Saraybosna’da yaşayan Büyük’ün bu dosya için yaptığımız söyleşide dile getirdiği en ilginç yorumlardan biri, “Türkiye’nin Bosna ve Balkan siyasetine bakacak olursak bir anlamda Erdoğan’ın siyasal İslamcı dış politika açıklamalarında Bosna ve Balkan Müslümanları bir laboratuvara, uygulama alanına dönüştü” oldu:
“Baktığınız zaman Türkiye’nin bütün bu yumuşak güç kurumları; Anadolu Ajansı olsun, Yunus Emre olsun, TİKA olsun, Kızılay olsun, TRT olsun birçok kurum Saraybosna merkezli. İlk önce Saraybosna’da şubelerini açtılar, ilk değilse de en etkili faaliyet gösterdikleri yerlerden biri Bosna Hersek ve Erdoğan sürekli olarak Bosna’yı ve Boşnakları bir iç siyaset malzemesi olarak da kullandı”
“Aliya, Bosna’yı Erdoğan’a emanet bıraktı” söylemlerine de değinen Büyük, “Erdoğan bunu her zaman iç siyasette de kullandı. Aliya emanet bırakmış mıdır Erdoğan'a bu aslında tartışmalı. Böyle bir açıklama olduğunu kabul edenler de var, etmeyenler de var… “ dedi.
Türkiye’nin Bosna için bir ‘abi’ rolü oynadığını konuştuk. Peki Erdoğan Sırpları nasıl masaya oturmaya ikna edebiliyor? Büyük şu cevabı verdi:
“Türkiye’nin güncel Balkan siyasetine bakarsak, diğer bölgelerde olan siyaseti gibi ve genel anlamda Türk iç politikası, dış politikasında olduğu gibi tek karar alıcı Erdoğan. Erdoğan’ın tercihleri, aldığı kararlar üzerinden Türkiye-Balkan ilişkileri yürüyor. Baktığınızda Erdoğan her zaman ülkelerin liderleriyle ilişkilerini yürütüyor. Nasıl ki ABD-Türkiye ilişkilerinde Erdoğan-Trump baş başa görüşmelerinde meseleler çözülüyorduysa, Erdoğan ve Trump önemli figürlerdiyse, aynı şekilde Balkan ilişkilerinde de böyle.
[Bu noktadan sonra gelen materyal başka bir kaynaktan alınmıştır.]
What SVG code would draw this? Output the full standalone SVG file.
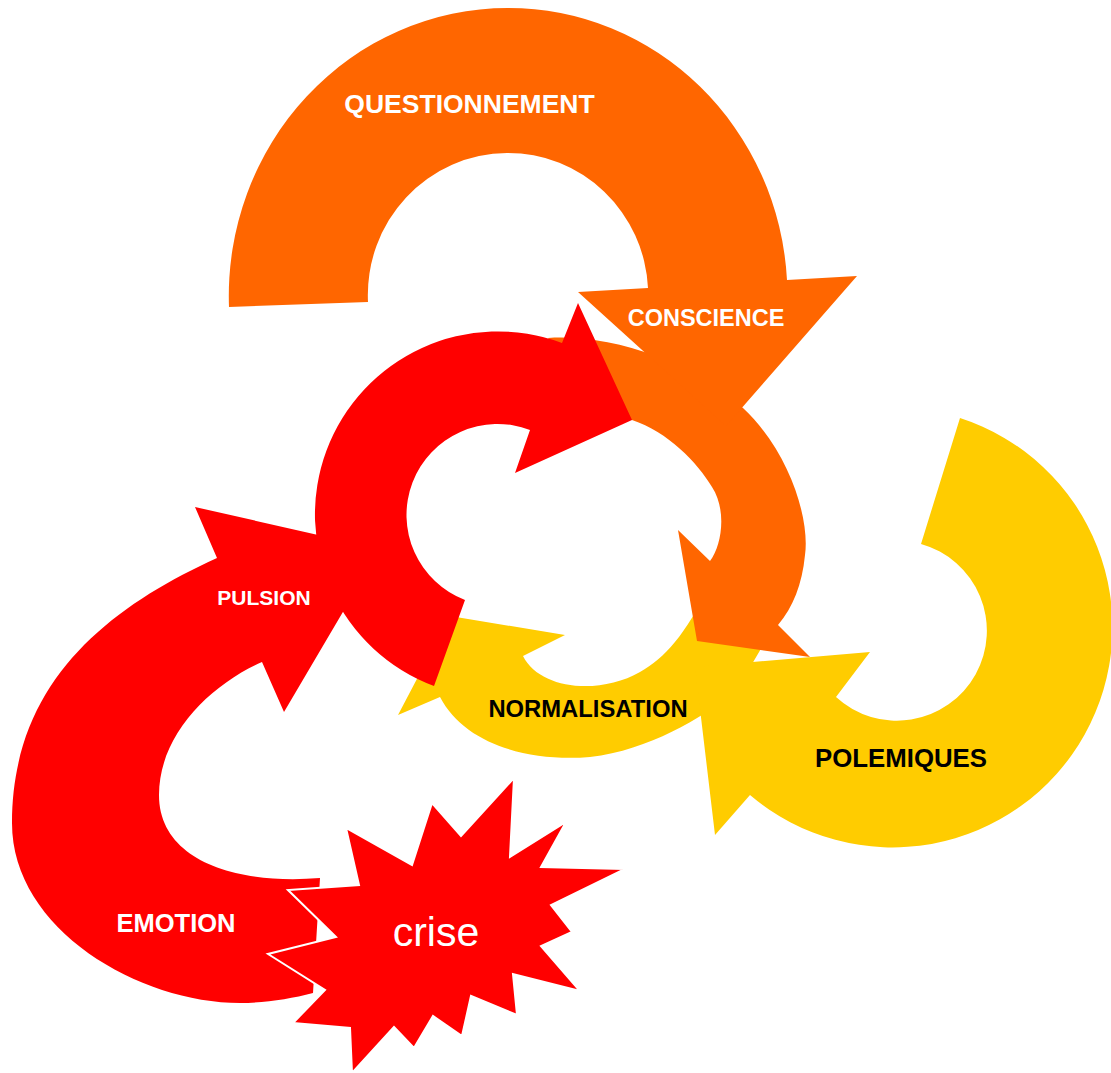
<svg xmlns="http://www.w3.org/2000/svg" width="1111" height="1073" viewBox="0 0 1111 1073">
<style>
.orange{fill:#FF6600;stroke:none}
.red{fill:#FF0000;stroke:none}
.yellow{fill:#FFCC00;stroke:none}
.star{fill:#FF0000;stroke:#FFFFFF;stroke-width:2;stroke-linejoin:miter}
.lbl{font-family:"Liberation Sans",Arial,sans-serif;font-weight:bold;text-anchor:middle}
.w{fill:#FFFFFF}
.k{fill:#000000}
.crise{font-family:"Liberation Sans",Arial,sans-serif;font-weight:normal;text-anchor:middle;fill:#FFFFFF}
</style>
<rect width="1111" height="1073" fill="#FFFFFF"/>
<g id="connectors">
<g id="arrow-normalisation">
<path class="yellow" d="M710,585 L762,647 L735,693 C700,718 650,750 590,757 C530,762 465,745 440,697 L398,715 L450,616 L565,635 L523,656 C540,690 600,695 640,672 C665,658 685,635 710,585 Z"/>
</g>
<g id="arrow-polemiques">
<path class="yellow" d="M960,418 A220,220 0 1 1 750,795 L715,835 L695,667 L870,652 L836,697 A90,90 0 1 0 921,544 Z"/>
</g>
<g id="arrow-conscience">
<path class="orange" d="M548,338 C610,334 690,360 743,408 C790,452 810,520 805,555 C802,585 793,607 778,625 L810,657 L697,641 L678,530 L710,561 C722,545 727,510 712,487 C697,462 668,432 632,420 L600,418 Z"/>
</g>
<g id="arrow-questionnement">
<path class="orange" d="M229,307 A279,288 0 0 1 508,8 A279,288 0 0 1 787,280 L857,276 L726,426 L578,292 L648,288 A140,142 0 0 0 507,153 A140,142 0 0 0 368,302 Z"/>
</g>
<g id="arrow-pulsion">
<path class="red" d="M434,686 A180,180 0 1 1 562,343 L578,303 L632,420 L515,473 L530,430 A90,90 0 1 0 465,600 Z"/>
</g>
<g id="arrow-emotion">
<path class="red" d="M217,558 C107,608 12,683 12,823 C12,930 140,1003 240,1003 C265,1003 290,999 313,993 L320,878 C235,885 159,860 159,795 C159,735 210,685 262,662 L284,712 L380,549 L195,507 Z"/>
</g>
</g>
<g id="node-crise">
<polygon class="star" points="346,828 412,865 432,803 461,836 514,778 510,857 566,822 541,867 625,869 551,905 572,932 541,946 580,991 513,974 517,1015 471,996 462,1036 433,1016 414,1048 394,1027 352,1073 350,1028 293,1023 325,990 268,954 336,937 288,890 359,885"/>
<text class="crise" x="436" y="946" font-size="41">crise</text>
</g>
<g id="labels">
<text class="lbl w" x="469.5" y="113" font-size="26.5">QUESTIONNEMENT</text>
<text class="lbl w" x="706" y="326" font-size="23.5">CONSCIENCE</text>
<text class="lbl w" x="264" y="605" font-size="21">PULSION</text>
<text class="lbl w" x="176" y="932" font-size="25.5">EMOTION</text>
<text class="lbl k" x="588" y="717" font-size="23.8">NORMALISATION</text>
<text class="lbl k" x="901" y="767" font-size="25.8">POLEMIQUES</text>
</g>
</svg>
Türkiye’nin politikalarının çok uzun soluklu olmaktansa, stratejik olmaktansa daha çok tepkisel, kısa süreli ve lider odaklı olduğunu görüyoruz. Sırbistan’da Aleksandar Vučić ile Erdoğan’ın arası çok iyi. Sırbistan ile olan ticaret ve siyasi bağlar son yıllarda çok fazla yükseldi. Buna paralel olarak Bosna Hersek'teki Sırp lider ile de Erdoğan’ın arası iyi. Boşnaklar ile arası iyi olmasına rağmen Sırplarla arasını iyi tutabildi Erdoğan. Boşnaklar eleştiriyor bunu aslında, ama günün sonunda baktığımızda Türkiye’nin Sırplar ile de arasının iyi olması masaya oturduğumuzda bizim işimize gelir diyor Boşnak liderler.”